As an essential reading for multimodality researchers, this volume provides an easily applicable, highly replicable and scientifically reliable methodological framework for multimodal (inter)action analysis. However, there are a few shortcomings: first, the book would be easier to find for the researchers to whom it is addressed if the title were narrowed down to ‘ethnographic video data’; second, the book would gain more clarity if the selection and application of analytical tools in micro- and macro-analyses in Chapter 7 were illustrated using an ethnographic video example.
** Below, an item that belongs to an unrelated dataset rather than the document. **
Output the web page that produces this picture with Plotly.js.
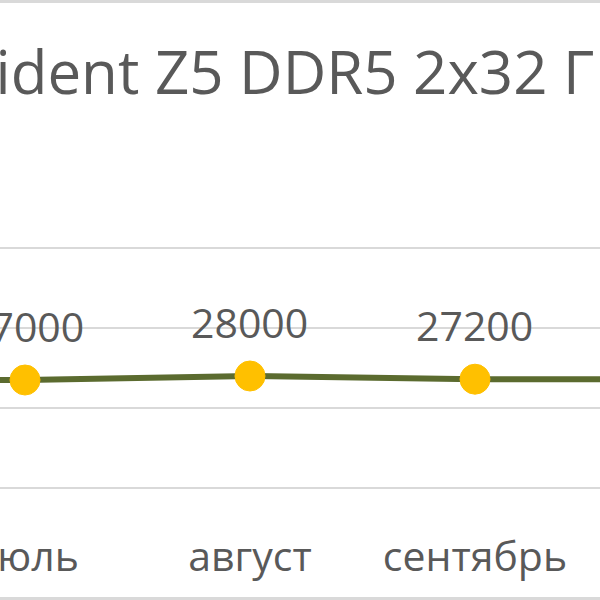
<!DOCTYPE html>
<html>
<head>
<meta charset="utf-8">
<script src="https://cdn.plot.ly/plotly-3.0.1.min.js"></script>
<style>
  html, body { margin: 0; padding: 0; background: #ffffff; }
  #graph { width: 600px; height: 600px; }
</style>
</head>
<body>
<div id="graph"></div>
<script>
// months around the visible part of the chart
const months = ['июнь', 'июль', 'август', 'сентябрь', 'октябрь'];
const prices = [27000, 27000, 28000, 27200, 27200];
const priceLabels = ['27000', '27000', '28000', '27200', '27200'];
const chartTitle = 'Trident Z5 DDR5 2x32 ГБ';

const textColor = '#595959';
const gridColor = '#d9d9d9';
const fontFamily = '"Open Sans", "Noto Sans", sans-serif';

let trace1 = {
    type: 'scatter',
    mode: 'lines+markers',
    x: months,
    y: prices,
    line: { color: '#5b6b2f', width: 6 },
    marker: { color: '#ffc000', size: 30, line: { color: '#ffc000', width: 1 } },
    hoverinfo: 'skip'
};

// data labels above each point
let labels = months.map((m, i) => ({
    x: m,
    y: prices[i],
    xref: 'x',
    yref: 'y',
    text: priceLabels[i],
    showarrow: false,
    yanchor: 'bottom',
    yshift: 24,
    font: { family: fontFamily, size: 41, color: textColor }
}));

// the chart is cropped, so the title starts left of the picture;
// an annotation can sit outside the paper, the layout title can not
labels.push({
    text: chartTitle,
    xref: 'paper',
    yref: 'paper',
    x: -0.106,
    xanchor: 'left',
    y: 1.304,
    yanchor: 'middle',
    showarrow: false,
    font: { family: fontFamily, size: 60, color: textColor }
});

let layout = {
    width: 600,
    height: 600,
    margin: { l: 0, r: 0, t: 168, b: 112, pad: 0 },
    paper_bgcolor: '#ffffff',
    plot_bgcolor: '#ffffff',
    showlegend: false,
    xaxis: {
        type: 'category',
        range: [0.8889, 3.5556],
        showgrid: false,
        zeroline: false,
        showline: false,
        ticks: '',
        ticklabelstandoff: 41,
        tickfont: { family: fontFamily, size: 41, color: textColor },
        fixedrange: true
    },
    yaxis: {
        range: [0, 80000],
        dtick: 20000,
        showticklabels: false,
        showgrid: true,
        gridcolor: gridColor,
        gridwidth: 2.5,
        zeroline: true,
        zerolinecolor: gridColor,
        zerolinewidth: 2.5,
        fixedrange: true
    },
    annotations: labels,
    shapes: [
        { type: 'line', xref: 'paper', yref: 'paper', x0: 0, x1: 1, y0: 1.5203, y1: 1.5203, line: { color: gridColor, width: 3 } },
        { type: 'line', xref: 'paper', yref: 'paper', x0: 0, x1: 1, y0: -0.3453, y1: -0.3453, line: { color: gridColor, width: 3 } }
    ]
};

Plotly.newPlot('graph', [trace1], layout, { displayModeBar: false, staticPlot: true });
</script>
</body>
</html>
Some recommendations for the application of Norris’ approach are: (a) researchers need to adopt their own theoretical framework working for their research focus since Norris’ framework is more like a technical methodological guide instead of theoretical direction; (b) although Norris claims that her framework is holistic and comprehensive, researchers still need to situate their analysis in a broader cultural and contextual background to explore the impetus of (inter)actions; and (c) Norris is right when she says that no single method can analyse everything (p. 5). This approach is powerful in the analysis of ethnographic video data but may not be appropriate for analysing text–image or text–audio relations.